Abstract. We examined published studies from the United States,
Europe, and Latin America to better understand geographic and temporal
variability in the epidemiology of invasive pneumococcal disease (IPD) in young
children. A comparison of IPD incidence levels reported for children <5 years of
age within the United States (CDC) surveillance system over the past 5 years
revealed little variation over that time period. Within the Danish national
surveillance system, a 3-4 fold increase in bacteremic IPD in that age group was
reported over the past 15 years. Nonetheless, the United States IPD incidence
remains 4-8 fold higher than that reported for Denmark or other Western European
countries. A retrospective analysis at one North American hospital spanning 40
years indicated that the seven serogroups represented in the licensed
pneumococcal conjugate vaccine (4, 6, 9, 14, 18, 19, 23) consistently comprised
80%-90% of all serogroups causing IPD in young children.
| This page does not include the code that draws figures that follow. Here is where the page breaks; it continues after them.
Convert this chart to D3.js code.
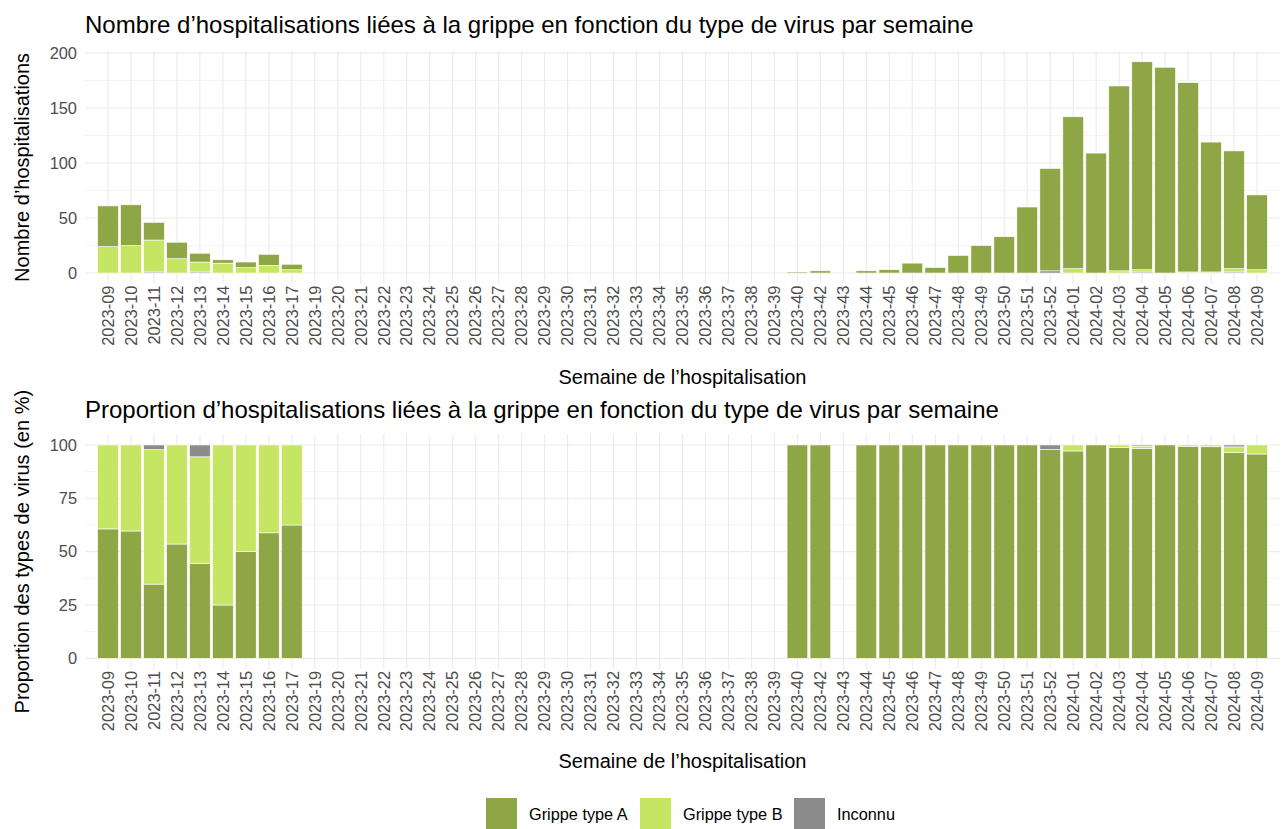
<!DOCTYPE html>
<html><head><meta charset="utf-8">
<script src="https://cdn.jsdelivr.net/npm/d3@7"></script>
<style>
body{margin:0;background:#fff;}
text{font-family:"Liberation Sans",Arial,Helvetica,sans-serif;}
</style></head>
<body><svg id="c" width="1283" height="829"></svg>
<script>
const weeks = ["2023-09","2023-10","2023-11","2023-12","2023-13","2023-14","2023-15","2023-16","2023-17",
"2023-19","2023-20","2023-21","2023-22","2023-23","2023-24","2023-25","2023-26","2023-27","2023-28","2023-29",
"2023-30","2023-31","2023-32","2023-33","2023-34","2023-35","2023-36","2023-37","2023-38","2023-39","2023-40",
"2023-42","2023-43","2023-44","2023-45","2023-46","2023-47","2023-48","2023-49","2023-50","2023-51","2023-52",
"2024-01","2024-02","2024-03","2024-04","2024-05","2024-06","2024-07","2024-08","2024-09"];
const grippeA = [37,37,16,15,8,3,5,10,5,
0,0,0,0,0,0,0,0,0,0,0,0,0,0,0,0,0,0,0,0,0,1,
2,0,2,3,9,5,16,25,33,60,93,
138,109,168,189,187,172,118,107,68];
const grippeB = [24,25,29,13,9,9,5,7,3,
0,0,0,0,0,0,0,0,0,0,0,0,0,0,0,0,0,0,0,0,0,0,
0,0,0,0,0,0,0,0,0,0,0,
4,0,2,2,0,1,1,3,3];
const inconnu = [0,0,1,0,1,0,0,0,0,
0,0,0,0,0,0,0,0,0,0,0,0,0,0,0,0,0,0,0,0,0,0,
0,0,0,0,0,0,0,0,0,0,2,
0,0,0,1,0,0,0,1,0];
const countTicks = [0,50,100,150,200];
const pctTicks = [0,25,50,75,100];
const seriesKeys = ["Grippe type A","Grippe type B","Inconnu"];
const colors = {"Grippe type A":"#8fa646","Grippe type B":"#c5e663","Inconnu":"#8c8c8c"};

const rows = weeks.map((w,i)=>({week:w,"Grippe type A":grippeA[i],"Grippe type B":grippeB[i],"Inconnu":inconnu[i]}));

const svg = d3.select("#c");
const F = {title:24, axisTitle:20, tick:16.4, legend:16.3};
const X0 = 85, X1 = 1280;

const x = d3.scaleBand().domain(weeks).range([X0,X1]).paddingInner(0.1).paddingOuter(0.55);

function panel(cfg){
  const g = svg.append("g");
  const y = d3.scaleLinear().domain(cfg.domain).range([cfg.bottom,cfg.top]);
  g.selectAll(".mn").data(cfg.minor).join("line")
    .attr("x1",X0).attr("x2",X1).attr("y1",d=>y(d)).attr("y2",d=>y(d))
    .attr("stroke","#ebebeb").attr("stroke-width",0.55);
  g.selectAll(".mj").data(cfg.ticks).join("line")
    .attr("x1",X0).attr("x2",X1).attr("y1",d=>y(d)).attr("y2",d=>y(d))
    .attr("stroke","#ebebeb").attr("stroke-width",1.1);
  g.selectAll(".vg").data(weeks).join("line")
    .attr("x1",d=>x(d)+x.bandwidth()/2).attr("x2",d=>x(d)+x.bandwidth()/2)
    .attr("y1",cfg.top).attr("y2",cfg.bottom)
    .attr("stroke","#ebebeb").attr("stroke-width",1.1);
  const stack = d3.stack().keys(cfg.keys);
  if(cfg.expand) stack.offset(d3.stackOffsetExpand);
  const st = stack(rows);
  st.forEach(s=>{
    g.append("g").selectAll("rect").data(s.filter(d=>d[1]-d[0]>0)).join("rect")
      .attr("x",d=>x(d.data.week)).attr("width",x.bandwidth())
      .attr("y",d=>y(d[1]*cfg.mult)).attr("height",d=>y(d[0]*cfg.mult)-y(d[1]*cfg.mult))
      .attr("fill",colors[s.key]).attr("stroke","#ffffff").attr("stroke-width",0.6);
  });
  const ya = g.append("g").attr("transform",`translate(${X0-2},0)`)
    .call(d3.axisLeft(y).tickValues(cfg.ticks).tickSize(0).tickPadding(6));
  ya.select(".domain").remove();
  ya.selectAll("text").attr("fill","#4d4d4d").style("font-size",F.tick+"px")
    .style("font-family","Liberation Sans, Arial, sans-serif");
  const xa = g.append("g").attr("transform",`translate(0,${cfg.bottom})`)
    .call(d3.axisBottom(x).tickSize(0).tickPadding(0));
  xa.select(".domain").remove();
  xa.selectAll("text").attr("fill","#4d4d4d").style("font-size",F.tick+"px")
    .style("font-family","Liberation Sans, Arial, sans-serif")
    .attr("transform","rotate(-90)").attr("text-anchor","end")
    .attr("x",-2).attr("y",0).attr("dy","0.35em");
  svg.append("text").attr("x",X0).attr("y",cfg.titleY).style("font-size",F.title+"px").attr("fill","#000").text(cfg.title);
  svg.append("text").attr("x",(X0+X1)/2).attr("y",cfg.xTitleY).attr("text-anchor","middle")
    .style("font-size",F.axisTitle+"px").attr("fill","#000").text("Semaine de l’hospitalisation");
  svg.append("text").attr("transform",`translate(29,${(cfg.top+cfg.bottom)/2}) rotate(-90)`)
    .attr("text-anchor","middle").style("font-size",F.axisTitle+"px").attr("fill","#000").text(cfg.yTitle);
}

panel({domain:[-9.6,201.6], top:51.2, bottom:283.6, ticks:countTicks, minor:[25,75,125,175],
  keys:["Inconnu","Grippe type B","Grippe type A"], expand:false, mult:1,
  title:"Nombre d’hospitalisations liées à la grippe en fonction du type de virus par semaine", titleY:33,
  xTitleY:384, yTitle:"Nombre d’hospitalisations"});
panel({domain:[-5,105], top:434.3, bottom:669, ticks:pctTicks, minor:[12.5,37.5,62.5,87.5],
  keys:["Grippe type A","Grippe type B","Inconnu"], expand:true, mult:100,
  title:"Proportion d’hospitalisations liées à la grippe en fonction du type de virus par semaine", titleY:418,
  xTitleY:768, yTitle:"Proportion des types de virus (en %)"});

const lg = svg.append("g");
const legX = [486,640,794];
seriesKeys.forEach((k,i)=>{
  lg.append("rect").attr("x",legX[i]).attr("y",798).attr("width",31).attr("height",31).attr("fill",colors[k]);
  lg.append("text").attr("x",legX[i]+43).attr("y",814).attr("dy","0.35em").style("font-size",F.legend+"px").attr("fill","#000").text(k);
});
</script></body></html>
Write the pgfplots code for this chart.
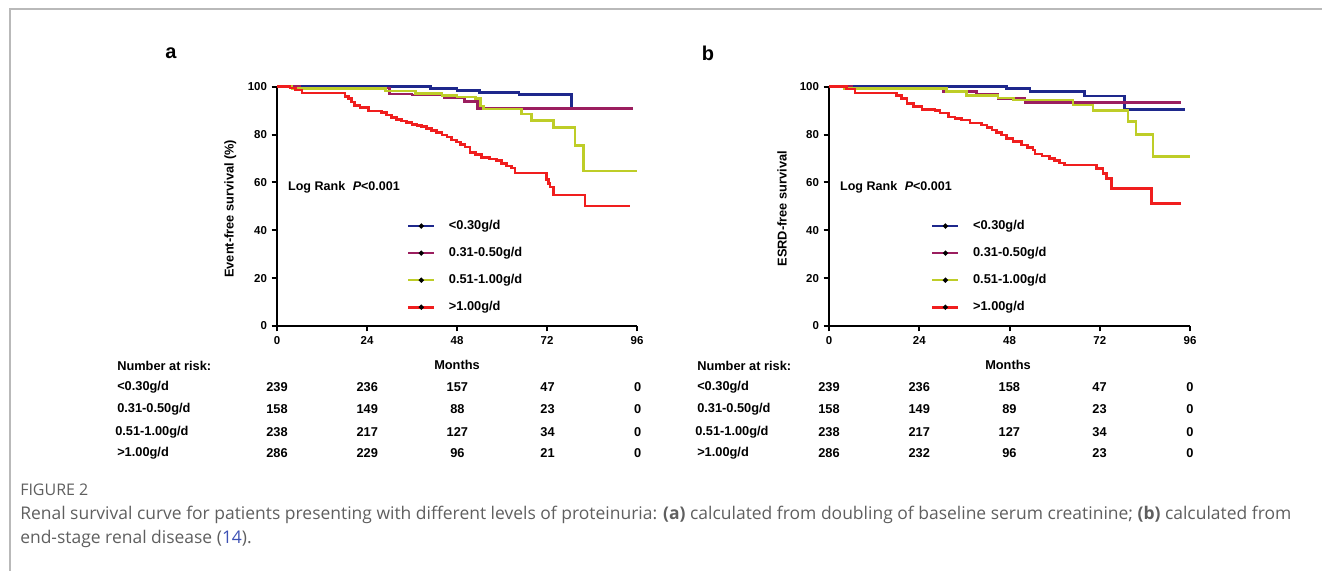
\documentclass[border=0pt]{standalone}
\usepackage{fontspec}
\setmainfont{Liberation Sans}
\newfontfamily\capfont{Open Sans}
\usepackage{pgfplots}
\pgfplotsset{compat=1.18}

\definecolor{kmblue}{RGB}{30,40,140}
\definecolor{kmpurple}{RGB}{155,30,95}
\definecolor{kmyellow}{RGB}{190,205,40}
\definecolor{kmred}{RGB}{240,30,30}
\definecolor{capgray}{RGB}{95,95,95}
\definecolor{reflink}{RGB}{60,80,180}

\pgfplotsset{
  km/.style={
    scale only axis, width=270pt, height=179.5pt,
    xmin=0, xmax=96, ymin=0, ymax=100,
    axis x line*=bottom, axis y line*=left,
    axis line style={-, line width=1.9pt},
    xtick={0,24,48,72,96}, ytick={0,20,...,100},
    tick align=outside, major tick length=4pt,
    tick style={line width=1.5pt, black},
    tick label style={font=\bfseries\fontsize{8.6}{10}\selectfont},
    /pgf/number format/assume math mode=true,
    ylabel style={at={(axis description cs:-0.13,0.49)}, anchor=center,
      font=\bfseries\fontsize{9.6}{11}\selectfont},
    clip=false,
    legend cell align=left,
    legend style={draw=none, fill=none, inner sep=0pt, row sep=9.3pt,
      font=\bfseries\fontsize{9.6}{11}\selectfont,
      nodes={inner sep=1pt, text height=7pt, text depth=2pt}},
    legend image code/.code={
      \path[draw=none, fill=none] (0pt,0pt) -- (29.5pt,0pt);
      \draw[#1] (0pt,0pt) -- (19.5pt,0pt);
      \fill[black] (9.75pt,0pt) circle (0.75pt);
    },
  },
  km line/.style={const plot, line width=1.9pt, #1},
}

% one row of the number-at-risk table: label x, first column x, y, label, five counts
\newcommand{\riskrow}[9]{%
  \node[anchor=west, inner sep=0pt] at (#1,#3) {#4};
  \foreach \v [count=\i from 0] in {#5,#6,#7,#8,#9} {\node at (#2+\i*90.2,#3) {\v};}
}

\begin{document}
\begin{tikzpicture}[x=0.75pt, y=0.75pt]
\path[use as bounding box] (0,0) rectangle (1322,571);
\draw[gray!55, line width=1pt] (10,0) -- (10,562) -- (1322,562);
\coordinate (pa) at (277,245);
\coordinate (pb) at (829,245);

% ---------- panel a ----------
\begin{axis}[km, at={(pa)}, anchor=south west,
  ylabel={Event-free survival (\%)},
  legend style={at={(axis cs:34.6,24.8)}, anchor=west}]
\addplot[km line=kmblue] coordinates {
  (0,100) (41,99.2) (48,98.4) (54,97.6) (64.5,96.8) (78.6,90.8) (95,90.8)};
\addplot[km line=kmpurple] coordinates {
  (0,100) (6,99.4) (30,97.0) (36,96.5) (44.5,95.2) (50,93.8) (53.5,90.8) (95,90.8)};
\addplot[km line=kmyellow] coordinates {
  (0,100) (4,99.2) (29,98.2) (37,97.2) (44,96.2) (48,95.6) (53,95.0) (54.2,92.0)
  (55,90.6) (65.2,88.6) (67.9,85.8) (73.7,83.0) (79.5,75.4) (81.7,64.8) (96,64.8)};
\addplot[km line=kmred] coordinates {
  (0,100) (3.5,99.4) (5,98.6) (6.7,97.3) (18.1,96.0) (19.0,95.0) (19.8,93.6)
  (20.6,92.2) (22.1,91.4) (24.4,89.8) (27.8,89.3) (29.2,88.2) (30.5,87.2)
  (31.9,86.3) (33.2,85.6) (34.6,85.0) (36.0,84.3) (37.3,83.7) (38.6,83.3)
  (39.9,82.5) (41.2,81.6) (42.6,80.8) (44.0,79.8) (45.3,78.9) (46.6,77.8)
  (47.9,76.9) (49.0,75.8) (50.1,74.7) (51.5,72.6) (53.0,71.6) (54.6,70.5)
  (56.6,69.8) (58.6,69.1) (59.9,67.8) (61.2,66.9) (62.6,66.0) (63.5,63.9)
  (71.9,61.2) (72.4,59.5) (72.8,58.0) (73.7,54.8) (82.1,50.1) (94.1,50.1)};
\legend{<0.30g/d, 0.31-0.50g/d, 0.51-1.00g/d, >1.00g/d}
\node[anchor=west, inner sep=0pt, font=\bfseries\fontsize{9.4}{11}\selectfont]
  at (axis cs:2.9,58) {Log Rank\hspace{0.6em}{\itshape P}<0.001};
\end{axis}

% ---------- panel b ----------
\begin{axis}[km, at={(pb)}, anchor=south west, width=270.75pt,
  ylabel={ESRD-free survival},
  legend style={at={(axis cs:27.1,24.8)}, anchor=west}]
\addplot[km line=kmblue] coordinates {
  (0,100) (47.2,99.2) (53.4,97.9) (68,96.1) (78.6,90.4) (94.6,90.4)};
\addplot[km line=kmpurple] coordinates {
  (0,100) (6,99.5) (30.3,98.0) (39.2,96.8) (45,95.1) (52.1,93.3) (93.7,93.3)};
\addplot[km line=kmyellow] coordinates {
  (0,100) (4,99.2) (31.2,97.9) (36.5,96.3) (45,95.2) (49,94.4) (64.9,92.3)
  (70.2,90.0) (79.5,85.4) (81.7,80.0) (86.2,70.8) (96,70.8)};
\addplot[km line=kmred] coordinates {
  (0,100) (4.6,99.0) (6.9,97.4) (18.0,96.2) (19.3,95.1) (20.7,93.0) (22.4,91.6)
  (24.7,90.4) (28.2,90.0) (29.5,88.9) (31.8,87.4) (33.5,86.6) (35.3,86.0)
  (37.5,84.9) (40.6,84.0) (42.0,83.0) (43.3,81.9) (44.6,80.8) (45.9,79.8)
  (47.2,78.4) (48.9,77.0) (51.2,75.6) (52.8,74.5) (54.3,73.5) (54.8,71.9)
  (56.7,71.0) (58.7,70.0) (60.0,69.1) (61.3,68.2) (62.6,67.2) (71.1,65.9)
  (72.9,63.8) (73.8,61.7) (75.1,57.5) (85.7,51.2) (93.7,51.2)};
\legend{<0.30g/d, 0.31-0.50g/d, 0.51-1.00g/d, >1.00g/d}
\node[anchor=west, inner sep=0pt, font=\bfseries\fontsize{9.4}{11}\selectfont]
  at (axis cs:2.9,58) {Log Rank\hspace{0.6em}{\itshape P}<0.001};
\end{axis}

% panel letters
\node[font=\bfseries\fontsize{15}{17}\selectfont] at (171,518) {a};
\node[font=\bfseries\fontsize{15}{17}\selectfont] at (708,518) {b};

% number at risk tables
\begin{scope}[font=\bfseries\fontsize{9.6}{11}\selectfont]
  \node[anchor=west, inner sep=0pt] at (117,205) {Number at risk:};
  \node at (457,206) {Months};
  \riskrow{117}{277}{184}{<0.30g/d}{239}{236}{157}{47}{0}
  \riskrow{117}{277}{162}{0.31-0.50g/d}{158}{149}{88}{23}{0}
  \riskrow{115}{277}{139}{0.51-1.00g/d}{238}{217}{127}{34}{0}
  \riskrow{117}{277}{118}{>1.00g/d}{286}{229}{96}{21}{0}

  \node[anchor=west, inner sep=0pt] at (697,205) {Number at risk:};
  \node at (1008,206) {Months};
  \riskrow{697}{829}{184}{<0.30g/d}{239}{236}{158}{47}{0}
  \riskrow{697}{829}{162}{0.31-0.50g/d}{158}{149}{89}{23}{0}
  \riskrow{695}{829}{139}{0.51-1.00g/d}{238}{217}{127}{34}{0}
  \riskrow{697}{829}{118}{>1.00g/d}{286}{232}{96}{23}{0}
\end{scope}

% caption
\node[anchor=base west, inner sep=0pt, font=\capfont\fontsize{12}{14}\selectfont, text=capgray]
  at (20,75) {FIGURE 2};
\node[anchor=base west, inner sep=0pt, font=\capfont\fontsize{13.1}{15}\selectfont, text=capgray]
  at (20,51) {Renal survival curve for patients presenting with different levels of proteinuria: \textbf{(a)} calculated from doubling of baseline serum creatinine; \textbf{(b)} calculated from};
\node[anchor=base west, inner sep=0pt, font=\capfont\fontsize{13.1}{15}\selectfont, text=capgray]
  at (20,27) {end-stage renal disease (\textcolor{reflink}{14}).};
\end{tikzpicture}
\end{document}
More recent
retrospective comparisons in Spain, the United Kingdom, France, Belgium, and
Denmark suggest modest increases in vaccine serogroup coverage over the past
10-20 years. However, in European children vaccine serogroups consistently
account for 10%-20% less of the overall IPD burden as compared to North American
children. Conclusion: factors that likely underlie a significant
proportion of these apparent temporal and geographic differences include
variability in blood culturing rates, in antibiotic resistance levels, and in
the precise age distributions of the populations studied.